__COLLECTED DATA__:

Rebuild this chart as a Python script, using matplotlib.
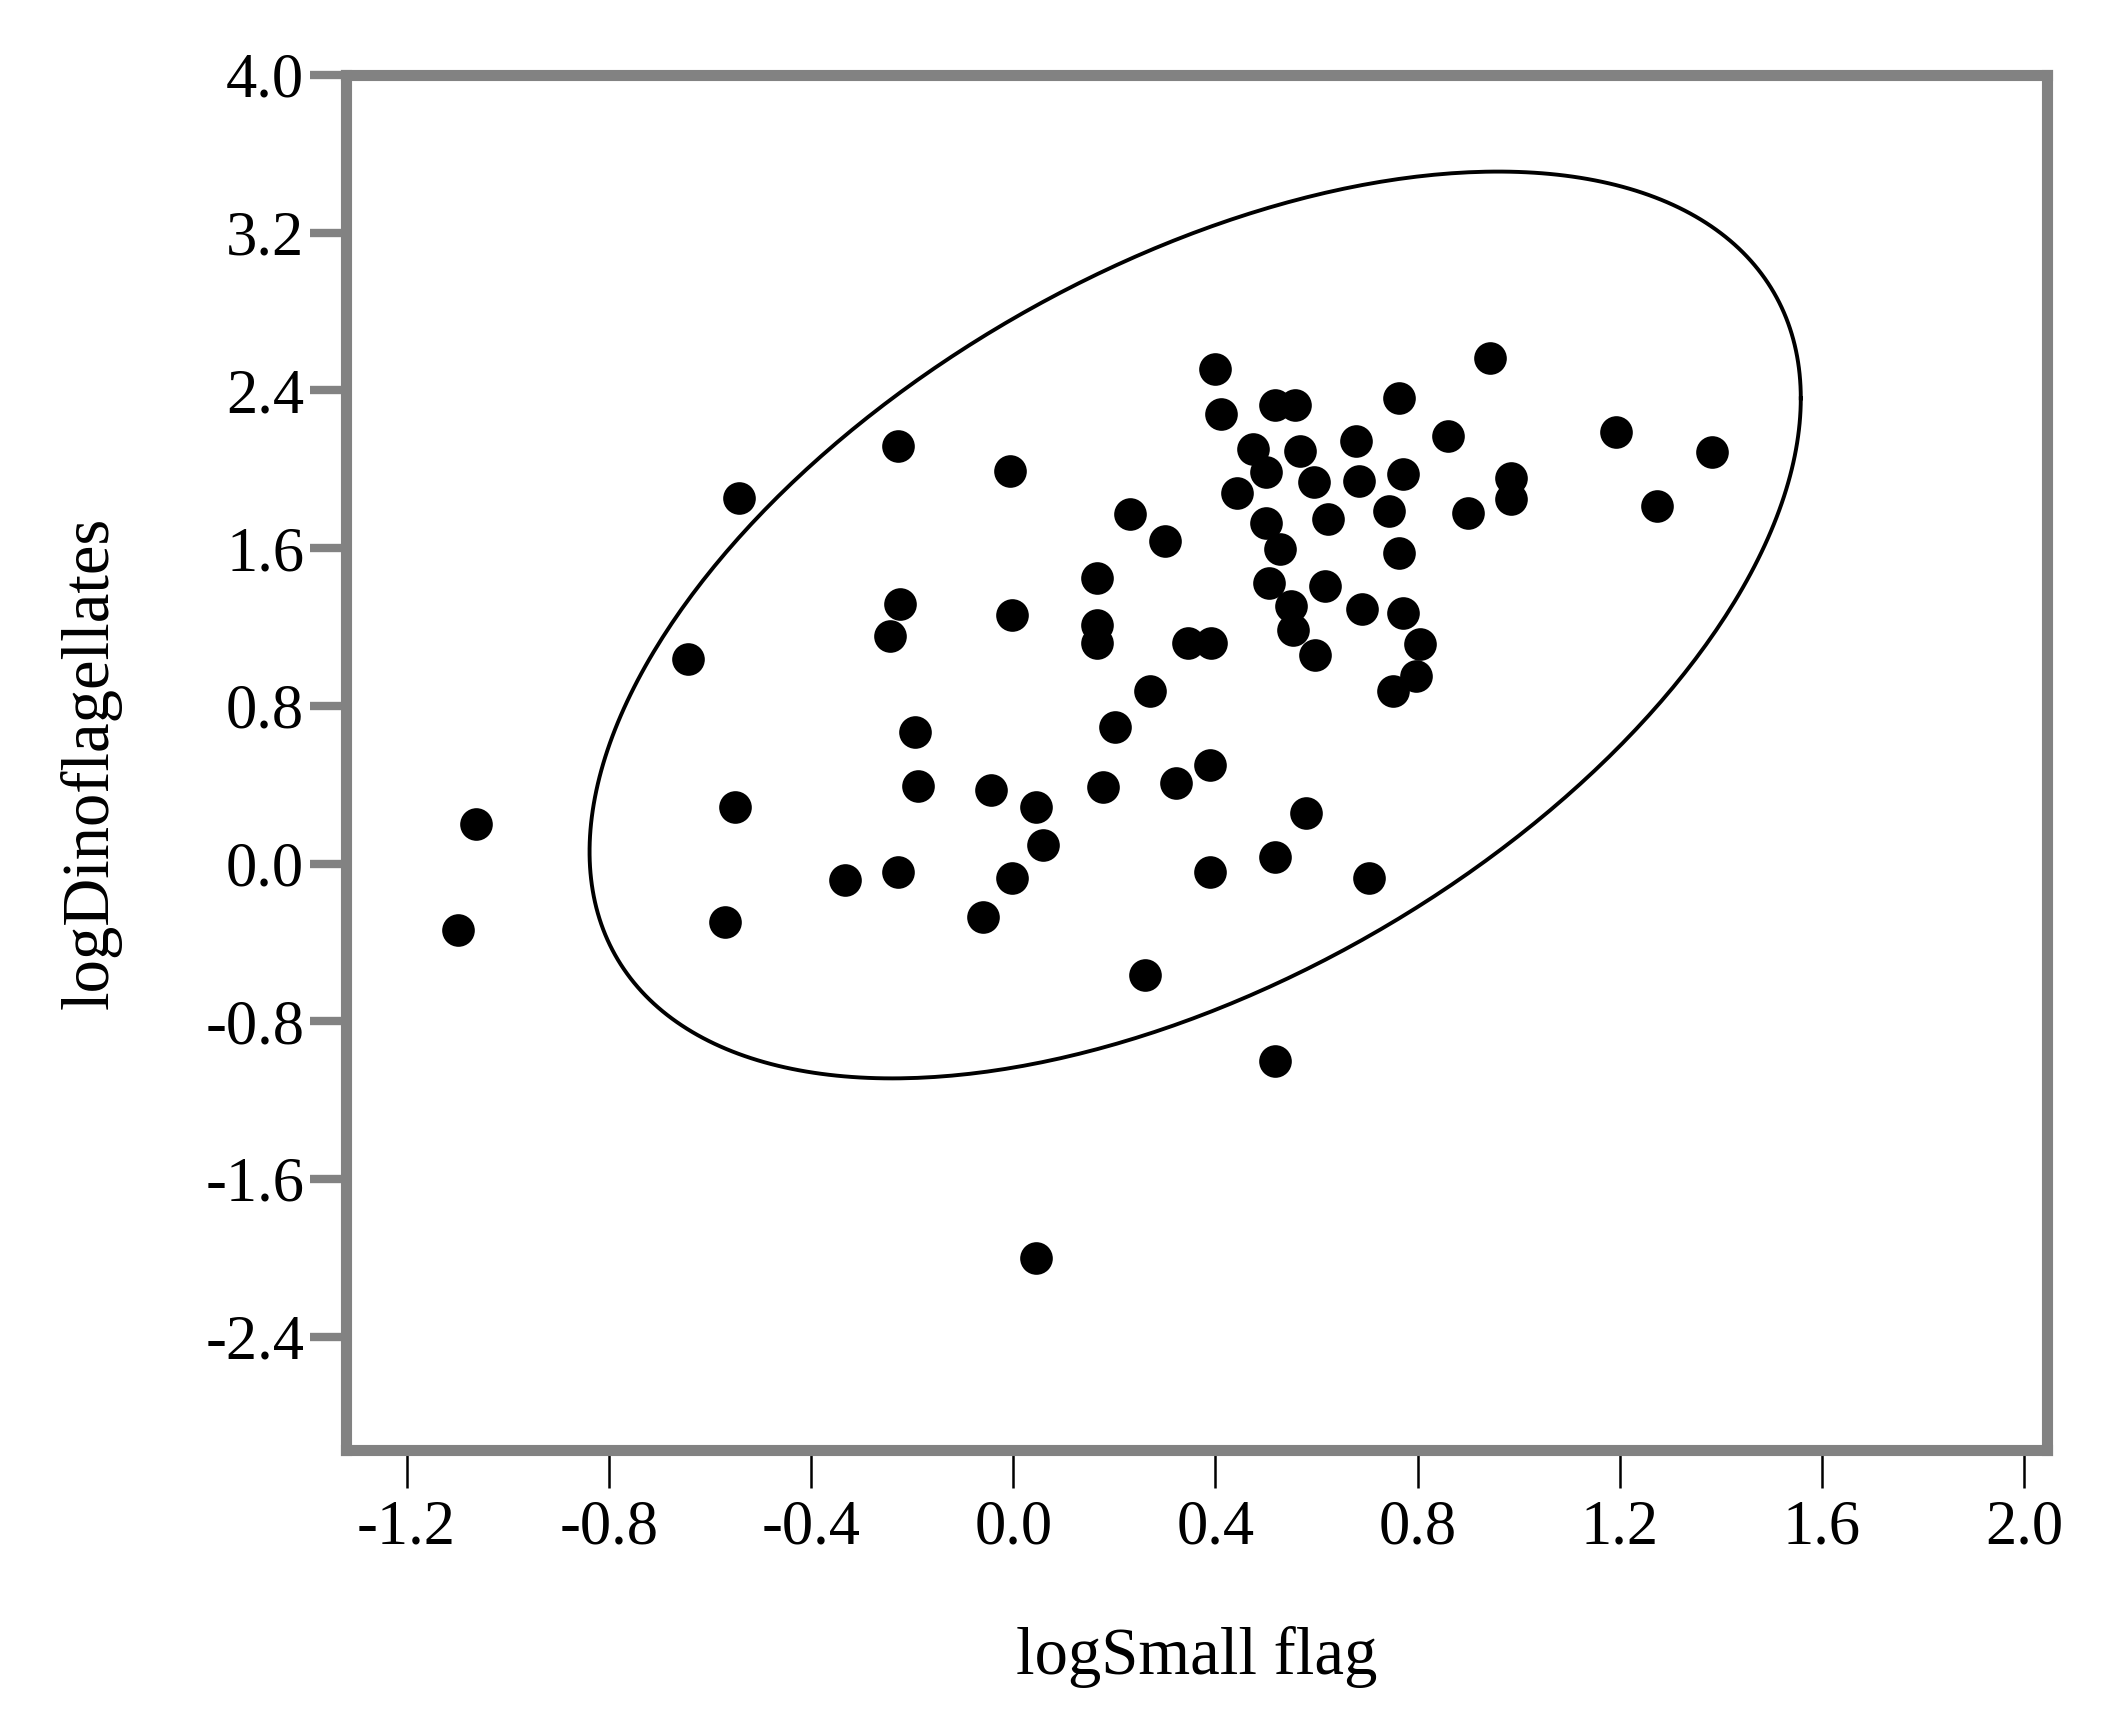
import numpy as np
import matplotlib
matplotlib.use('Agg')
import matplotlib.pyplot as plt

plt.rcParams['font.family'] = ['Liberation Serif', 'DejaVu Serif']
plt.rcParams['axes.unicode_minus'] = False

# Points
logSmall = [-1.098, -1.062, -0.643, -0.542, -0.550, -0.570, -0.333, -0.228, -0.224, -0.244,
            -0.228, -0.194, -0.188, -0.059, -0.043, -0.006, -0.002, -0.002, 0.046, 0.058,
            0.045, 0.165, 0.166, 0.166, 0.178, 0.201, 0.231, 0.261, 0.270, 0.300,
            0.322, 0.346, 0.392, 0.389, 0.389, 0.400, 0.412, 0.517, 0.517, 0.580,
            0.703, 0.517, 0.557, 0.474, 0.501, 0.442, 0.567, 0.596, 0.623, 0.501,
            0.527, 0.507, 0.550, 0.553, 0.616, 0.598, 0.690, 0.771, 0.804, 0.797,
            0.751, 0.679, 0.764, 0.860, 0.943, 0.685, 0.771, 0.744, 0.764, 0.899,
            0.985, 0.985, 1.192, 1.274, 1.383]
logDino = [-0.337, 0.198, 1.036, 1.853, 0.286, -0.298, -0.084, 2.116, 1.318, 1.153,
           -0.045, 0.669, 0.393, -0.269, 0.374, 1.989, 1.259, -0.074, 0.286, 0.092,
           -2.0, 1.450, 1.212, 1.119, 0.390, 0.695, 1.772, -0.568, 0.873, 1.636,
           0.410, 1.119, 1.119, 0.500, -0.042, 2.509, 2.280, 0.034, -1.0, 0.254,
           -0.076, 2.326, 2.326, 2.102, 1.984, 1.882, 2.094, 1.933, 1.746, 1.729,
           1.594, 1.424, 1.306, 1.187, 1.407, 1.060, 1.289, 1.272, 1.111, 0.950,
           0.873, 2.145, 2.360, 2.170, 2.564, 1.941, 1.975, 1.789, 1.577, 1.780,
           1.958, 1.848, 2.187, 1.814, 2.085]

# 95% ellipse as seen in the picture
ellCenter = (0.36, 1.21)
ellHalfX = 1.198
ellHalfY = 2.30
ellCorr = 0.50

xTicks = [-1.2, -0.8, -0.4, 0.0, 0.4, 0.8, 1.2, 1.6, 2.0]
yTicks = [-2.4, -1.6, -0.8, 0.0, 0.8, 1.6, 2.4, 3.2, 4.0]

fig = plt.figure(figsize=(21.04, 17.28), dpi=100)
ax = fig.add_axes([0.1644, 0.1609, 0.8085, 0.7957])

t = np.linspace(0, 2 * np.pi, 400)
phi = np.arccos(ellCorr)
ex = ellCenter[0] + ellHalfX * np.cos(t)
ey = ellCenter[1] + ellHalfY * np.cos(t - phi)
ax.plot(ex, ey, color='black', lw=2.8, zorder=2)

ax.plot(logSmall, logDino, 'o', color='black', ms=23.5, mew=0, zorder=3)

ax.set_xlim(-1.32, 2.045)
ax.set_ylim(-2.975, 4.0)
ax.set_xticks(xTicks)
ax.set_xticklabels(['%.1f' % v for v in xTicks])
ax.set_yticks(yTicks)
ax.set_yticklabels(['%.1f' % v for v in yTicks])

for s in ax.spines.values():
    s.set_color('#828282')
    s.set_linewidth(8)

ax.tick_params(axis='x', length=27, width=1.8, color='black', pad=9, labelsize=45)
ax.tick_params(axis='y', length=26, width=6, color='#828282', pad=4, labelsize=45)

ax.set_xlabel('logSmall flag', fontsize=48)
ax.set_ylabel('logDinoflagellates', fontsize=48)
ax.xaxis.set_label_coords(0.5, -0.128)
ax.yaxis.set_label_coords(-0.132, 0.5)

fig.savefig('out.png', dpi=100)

__WORK TO DO__:
Only the number is wanted: how many lines in the data include the word "matplotlib"?

__RESULT__:
4